Con Avatar: Fuego y Ceniza ya en cines desde el 19 de diciembre, James Cameron está en plena gira de prensa y, en ese contexto, se permitió un “mini-manifiesto” cinéfilo en The Late Show de Stephen Colbert: cuando le preguntaron por la mejor película de acción de la historia, no tiró de Terminator 2 ni de Aliens, sino de Jungla de cristal. Su justificación fue tan afilada como eficaz —“mejor frase ingeniosa”, “mejor muerte de villano” y, rematando, “la mejor película de Navidad”—, un triple argumento que funciona como chiste, como diagnóstico del género y como guiño a un debate que vuelve cada diciembre.
La elección no es caprichosa: Die Hard sigue siendo una clase magistral de economía narrativa aplicada al espectáculo. McTiernan convierte un rascacielos en un tablero de ajedrez, y a John McClane en un héroe que sangra, improvisa y paga cada paso, algo que hoy parece obvio pero que en 1988 redefinió el estándar del “hombre corriente” dentro del cine de acción. Ese diseño —espacio cerrado, objetivo claro, escalada de obstáculos, sentido del humor como válvula de presión— se replicó hasta la saciedad durante los 90 (“Die Hard en un avión”, “Die Hard en un barco”, etc.), pero rara vez con la misma precisión milimétrica en ritmo y tensión.
¿Navideña o no? El debate eterno
Que Cameron mencione “la mejor muerte de villano” apunta a una escena muy concreta: la caída de Hans Gruber (Alan Rickman) como colofón visual y emocional. Y ahí entra la otra broma, la de “película navideña”, que en realidad es una etiqueta cultural más que un género estricto: la acción convive con adornos, villancicos y una noche de Navidad que lo impregna todo. El debate, lejos de agotarse, se ha medido incluso con encuestas recientes en Reino Unido —con un país dividido entre quienes la aceptan como tradición festiva y quienes la rechazan— y con análisis universitarios sobre qué consideramos “cine navideño” cuando el corazón del relato no es la magia, sino el reencuentro, la familia y un marco temporal que lo tiñe todo.

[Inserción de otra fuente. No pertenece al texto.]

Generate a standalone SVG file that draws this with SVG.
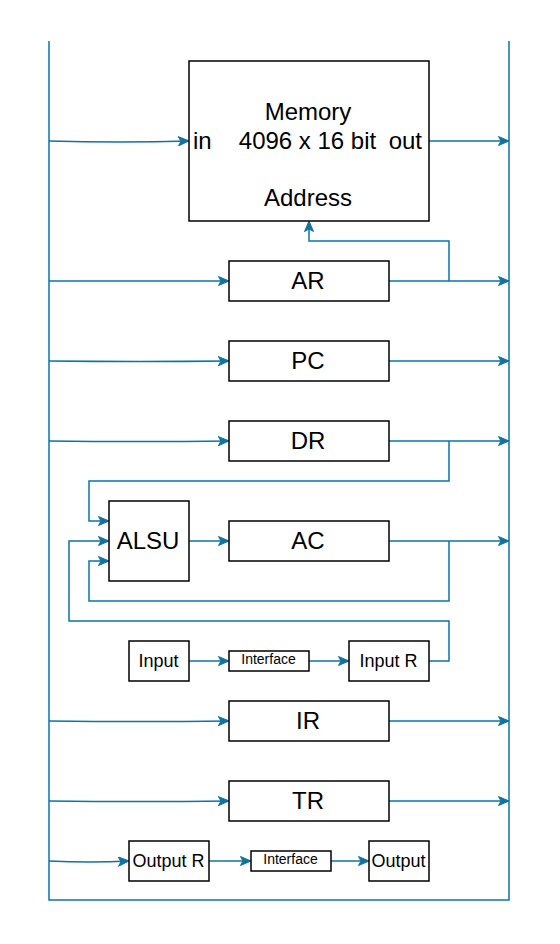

También hay un componente muy de 2025 en la forma en que esa tradición se mantiene: Jungla de cristal está disponible en streaming (por ejemplo, en Disney+), lo que facilita que se convierta en “ritual” anual de sofá, meme y conversación social. En ese sentido, la frase de Cameron funciona como una constatación: en la era del catálogo infinito, ciertas películas sobreviven no solo por su prestigio crítico, sino por su capacidad de ser revisadas como si fueran una canción recurrente—algo que, paradójicamente, conecta con la manera en que hoy consumimos cultura por repetición, recomendación y costumbre.
Premios, prestigio y cine popular
La pulla se entiende mejor si se coloca al lado de otra idea que Cameron ha repetido estos días: su cansancio con el “juego” de los premios y, sobre todo, con la facilidad con la que la industria relega la ciencia ficción a un segundo plano cuando toca reconocer “cine serio”. En entrevistas recientes, ha criticado que la Academia “no suele” premiar películas como Avatar y ha usado el caso de Denis Villeneuve y Dune como ejemplo de cómo incluso el prestigio puede quedarse fuera de ciertas categorías. La lectura es clara: si los Oscar no reflejan lo que moviliza al público —o lo que empuja la técnica y el lenguaje del cine—, Cameron prefiere hablar de artesanía y de impacto real.
Y aquí es donde la evidencia académica aporta contexto: varios trabajos han analizado qué patrones “venden” prestigio en los Oscar y cómo se construye eso que llamamos Oscar bait (con géneros, temas y fórmulas que se repiten), además de medir qué efecto tienen nominaciones y premios en taquilla y rentabilidad.